Texas Health CEO recuses self from deal
From the company’s founding, questions were raised about whether it was appropriate for five not-for-profit hospital executives to sit on the board of LHP Hospital Group, an investor-owned company whose strategy was to form hospital joint ventures with not-for-profit providers.
One of those directors, Douglas Hawthorne, president and CEO of Texas Health Resources, Arlington, recently recused himself from all negotiations and discussions regarding a joint venture between LHP and THR to acquire a hospital in Sherman, Texas, LHP and THR said. THR is the majority partner in a joint venture with LHP that acquired 215-bed Wilson N. Jones Medical Center for undisclosed terms other than a $25 million capital commitment over four years (April 19, p. 4).
Hawthorne joined the board of LHP, Plano, Texas, at its founding in January 2008, making him one of five current or former not-for-prof- it system CEOs on the company’s board (Jan. 21, 2008, p. 7). A Modern Healthcare editorial argued that serving on the LHP board was a conflict of interest for these not-forprofit executives and a poor political message for the industry (Feb. 4, 2008, p. 23). In response, Hawthorne wrote in a letter to the editor that there would be no conflict of interest for him because, “Texas Health Resources only has hospitals in a 16-county region of north Texas. (LHP) will not do business in north Texas. In fact, the company is barred from doing so by contractual agreement.” The Jones hospital is in Grayson County, which is adjacent to that 16-county region.
Both THR and LHP said the organizations had an understanding that LHP would not do business in north Texas without THR.

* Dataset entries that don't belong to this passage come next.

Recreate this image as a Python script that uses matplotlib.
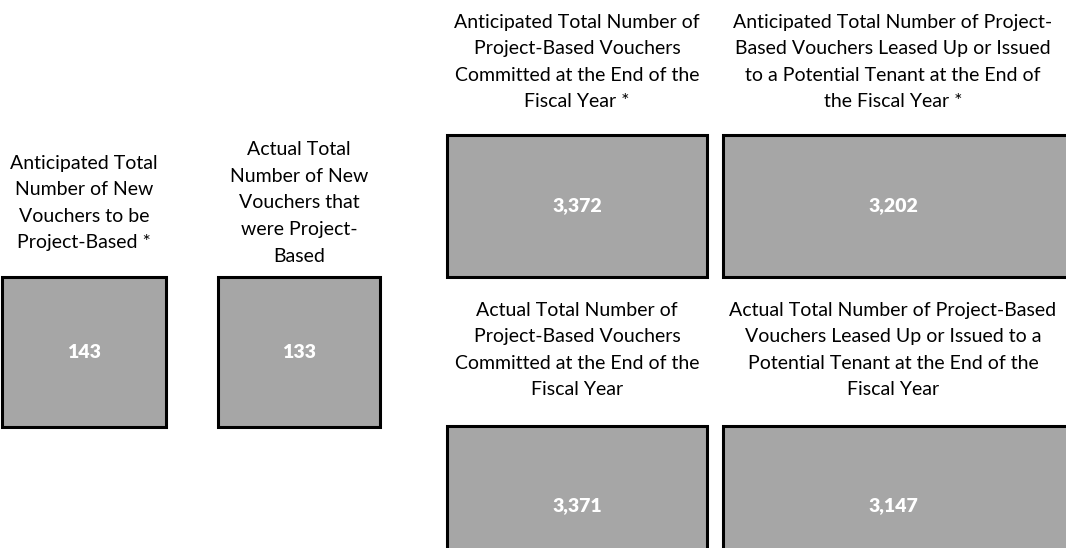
import matplotlib.pyplot as plt
from matplotlib.patches import Rectangle

# tile labels and values
labels = [
    "Anticipated Total\nNumber of New\nVouchers to be\nProject-Based *",
    "Actual Total\nNumber of New\nVouchers that\nwere Project-\nBased",
    "Anticipated Total Number of\nProject-Based Vouchers\nCommitted at the End of the\nFiscal Year *",
    "Anticipated Total Number of Project-\nBased Vouchers Leased Up or Issued\nto a Potential Tenant at the End of\nthe Fiscal Year *",
    "Actual Total Number of\nProject-Based Vouchers\nCommitted at the End of the\nFiscal Year",
    "Actual Total Number of Project-Based\nVouchers Leased Up or Issued to a\nPotential Tenant at the End of the\nFiscal Year",
]
values = [143, 133, 3372, 3202, 3371, 3147]

# layout in pixels (top-left origin)
box_x = [2, 218, 447, 723, 447, 723]
box_y = [277, 277, 135, 135, 426, 426]
box_w = [164, 162, 260, 350, 260, 350]
box_h = [150, 150, 142, 142, 160, 160]
label_y = [203, 203, 62, 62, 350, 350]
label_x = [84, 299, 577, 893, 577, 893]

W, H = 1066, 548
fig = plt.figure(figsize=(W / 100, H / 100), dpi=100)
ax = fig.add_axes([0, 0, 1, 1])
ax.set_xlim(0, W)
ax.set_ylim(H, 0)
ax.axis('off')

font = ['Lato', 'DejaVu Sans']
for i in range(len(values)):
    ax.add_patch(Rectangle((box_x[i], box_y[i]), box_w[i], box_h[i],
                           facecolor='#a6a6a6', edgecolor='black', linewidth=2.2))
    ax.text(box_x[i] + box_w[i] / 2 if i not in (3, 5) else label_x[i],
            box_y[i] + box_h[i] / 2, f"{values[i]:,}",
            ha='center', va='center', color='white', fontsize=14,
            fontweight='heavy', family=font)
    ax.text(label_x[i], label_y[i], labels[i], ha='center', va='center',
            multialignment='center', fontsize=14, family=font,
            linespacing=1.69, color='black')

fig.savefig('out.png', dpi=100)
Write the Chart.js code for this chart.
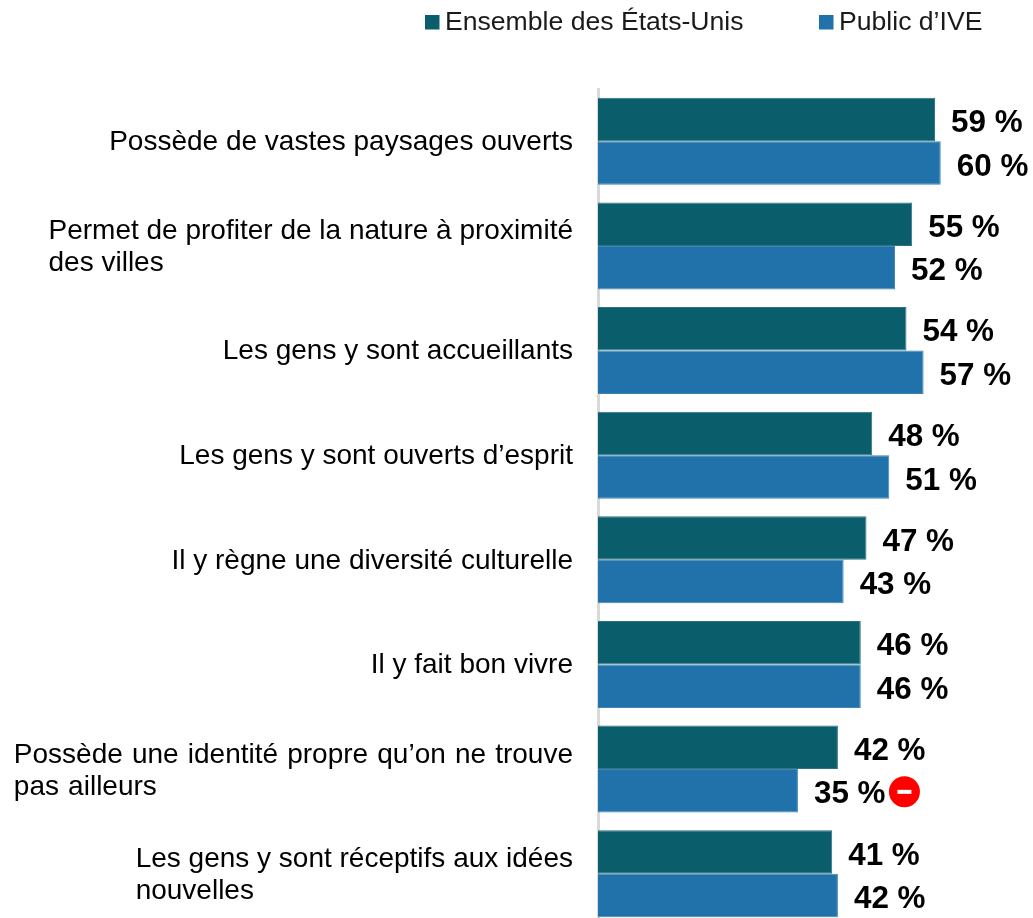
<!DOCTYPE html>
<html lang="fr"><head><meta charset="utf-8">
<style>html,body{margin:0;padding:0;background:#fff;overflow:hidden;width:1033px;height:918px}canvas{display:block}#w{position:relative;width:1033px;height:926px}</style>
<script src="https://cdn.jsdelivr.net/npm/chart.js@4/dist/chart.umd.min.js"></script>
</head><body><div id="w"><canvas id="c"></canvas></div>
<script>
const categories = [
  ["Possède de vastes paysages ouverts"],
  ["Permet de profiter de la nature à proximité","des villes"],
  ["Les gens y sont accueillants"],
  ["Les gens y sont ouverts d’esprit"],
  ["Il y règne une diversité culturelle"],
  ["Il y fait bon vivre"],
  ["Possède une identité propre qu’on ne trouve","pas ailleurs"],
  ["Les gens y sont réceptifs aux idées","nouvelles"]
];
const ensembleUS = [59,55,54,48,47,46,42,41];
const publicIVE = [60,52,57,51,43,46,35,42];
const seriesNames = ["Ensemble des États-Unis","Public d’IVE"];
const seriesColors = ["#0A5D6B","#2172AB"];
const borderColors = ["#2F7482","#3F84B4"];
const FONT = '"Liberation Sans", Arial, sans-serif';

const overlay = {
  id:'overlay',
  afterDatasetsDraw(chart){
    const {ctx,scales:{y}} = chart;
    ctx.save();
    ctx.fillStyle='#000'; ctx.font='28px '+FONT; ctx.textBaseline='middle'; ctx.textAlign='left';
    categories.forEach((lines,i)=>{
      ctx.wordSpacing = i===6 ? '1.35px' : '0px';
      const w=Math.max(...lines.map(l=>ctx.measureText(l).width));
      const cy=y.getPixelForTick(i)+(i>=6?2:1), lh=32;
      lines.forEach((l,k)=>ctx.fillText(l,573-w,cy+(k-(lines.length-1)/2)*lh));
    });
    ctx.wordSpacing='0px';
    ctx.font='bold 31.4px '+FONT;
    chart.data.datasets.forEach((ds,d)=>{
      chart.getDatasetMeta(d).data.forEach((bar,i)=>{
        ctx.fillStyle='#000';
        ctx.fillText(ds.data[i]+' %',bar.x+16,bar.y+4);
      });
    });
    const mi=publicIVE.indexOf(35), b=chart.getDatasetMeta(1).data[mi];
    const mx=b.x+106.5, my=b.y+1;
    ctx.beginPath(); ctx.arc(mx,my,15.5,0,Math.PI*2); ctx.fillStyle='#FF0000'; ctx.fill();
    ctx.fillStyle='#fff'; ctx.fillRect(mx-7,my-2,14,4);
    const lx=[425,819];
    ctx.font='26.6px '+FONT;
    seriesNames.forEach((n,i)=>{
      ctx.fillStyle=seriesColors[i]; ctx.fillRect(lx[i],15,14.5,14.5);
      ctx.fillStyle='#1a1a1a'; ctx.fillText(n,lx[i]+20,23);
    });
    ctx.restore();
  }
};

new Chart(document.getElementById('c'),{
  type:'bar',
  data:{
    labels:categories,
    datasets:[
      {label:seriesNames[0],data:ensembleUS,backgroundColor:seriesColors[0],borderColor:borderColors[0],borderWidth:1},
      {label:seriesNames[1],data:publicIVE,backgroundColor:seriesColors[1],borderColor:borderColors[1],borderWidth:1}
    ]
  },
  options:{
    indexAxis:'y',responsive:true,maintainAspectRatio:false,animation:false,
    layout:{padding:{left:590,top:89,right:0,bottom:0}},
    datasets:{bar:{categoryPercentage:0.832,barPercentage:1}},
    plugins:{legend:{display:false},tooltip:{enabled:false}},
    scales:{
      x:{display:false,min:0,max:76.15},
      y:{grid:{display:false},ticks:{display:false},border:{display:true,color:'#D9D9D9',width:3}}
    }
  },
  plugins:[overlay]
});
</script></body></html>
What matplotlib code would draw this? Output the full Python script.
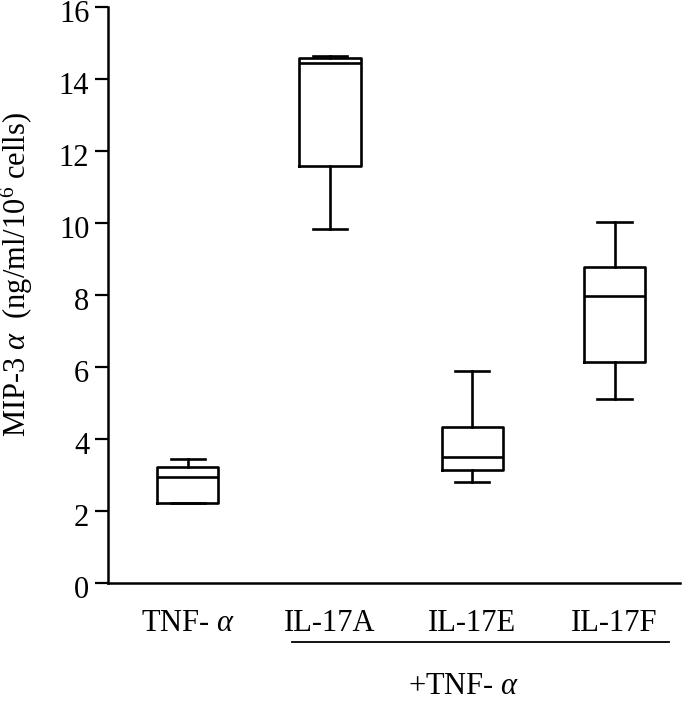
import matplotlib
matplotlib.use('Agg')
import matplotlib.pyplot as plt
from matplotlib.transforms import ScaledTranslation

# data
groups = ['TNF- $\\alpha$', 'IL-17A', 'IL-17E', 'IL-17F']
whislo = [2.22, 9.83, 2.80, 5.11]
q1 = [2.22, 11.58, 3.14, 6.14]
med = [2.94, 14.44, 3.50, 7.97]
q3 = [3.22, 14.58, 4.33, 8.78]
whishi = [3.44, 14.64, 5.88, 10.03]
yticks = [0, 2, 4, 6, 8, 10, 12, 14, 16]

plt.rcParams['font.family'] = ['Liberation Serif', 'DejaVu Serif']
plt.rcParams['mathtext.fontset'] = 'custom'
plt.rcParams['mathtext.rm'] = 'Liberation Serif'
plt.rcParams['mathtext.it'] = 'Liberation Serif:italic'

fig = plt.figure(figsize=(6.85, 7.01), dpi=100)
ax = fig.add_axes([0.1577, 0.1683, 0.835, 0.8217])

stats = []
for i in range(len(groups)):
    stats.append({'whislo': whislo[i], 'q1': q1[i], 'med': med[i],
                  'q3': q3[i], 'whishi': whishi[i], 'fliers': []})

lw = 1.9
ax.bxp(stats, positions=range(len(groups)), widths=0.43, showfliers=False,
       boxprops=dict(color='black', linewidth=lw),
       medianprops=dict(color='black', linewidth=lw),
       whiskerprops=dict(color='black', linewidth=lw),
       capprops=dict(color='black', linewidth=lw),
       capwidths=0.24)

ax.set_xlim(-0.56, 3.46)
ax.set_ylim(0, 16)
ax.set_yticks(yticks)
ax.set_xticks(range(len(groups)))
ax.set_xticklabels(groups, fontsize=22)
ax.tick_params(axis='x', length=0, pad=19)
ax.tick_params(axis='y', length=9.5, width=1.6, direction='out', labelsize=22, pad=4)

# labels sit a touch below their ticks in the original
shift = ScaledTranslation(0, -3 / 72, fig.dpi_scale_trans)
for lab in ax.get_yticklabels():
    lab.set_transform(lab.get_transform() + shift)

for s in ['top', 'right']:
    ax.spines[s].set_visible(False)
for s in ['left', 'bottom']:
    ax.spines[s].set_linewidth(1.8)

ax.set_ylabel('MIP-3 $\\alpha$  (ng/ml/10$^6$ cells)', fontsize=22)
ax.yaxis.set_label_coords(-0.128, 0.536)

# group bracket for +TNF-alpha
tr = ax.get_xaxis_transform()
ax.plot([0.73, 3.38], [-0.102, -0.102], color='black', linewidth=1.3,
        transform=tr, clip_on=False)
ax.text(1.94, -0.179, '+TNF- $\\alpha$', fontsize=22, ha='center', va='center',
        transform=tr)

fig.savefig('out.png', dpi=100)
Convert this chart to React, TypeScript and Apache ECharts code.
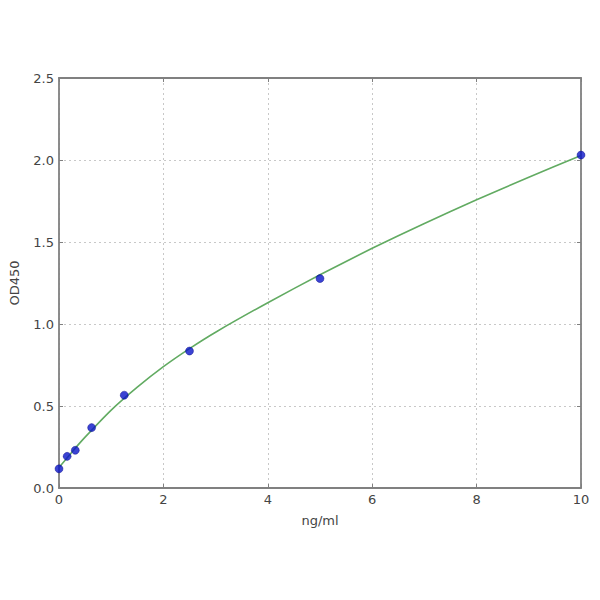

Hawthorne was not available for comment last week, according to THR spokesman Wendell Watson. In an e-mail, Watson said the understanding between THR and LHP was designed to avoid any conflicts of interest for Hawthorne. Nevertheless, Watson wrote, Hawthorne recused himself from all negotiations and discussions regarding the Jones acquisition and joint venture, including board and committee meetings. THR and the Jones hospital had discussions about collaborations starting several years before LHP’s founding, Watson also wrote.
In a statement, Dan Moen, LHP’s CEO, said Hawthorne played no role in the negotiations as an LHP director, either, recusing himself from “board and committee meetings, e-mails, written communications or any other discussions.”
Hawthorne has led Texas Health Resources since it was founded by the merger of the former Harris Methodist Health System and Presbyterian Healthcare System, both based in Dallas, in 1997. Hawthorne had been president and CEO of Presbyterian.
Hawthorne: “(LHP) will not do business in north Texas.”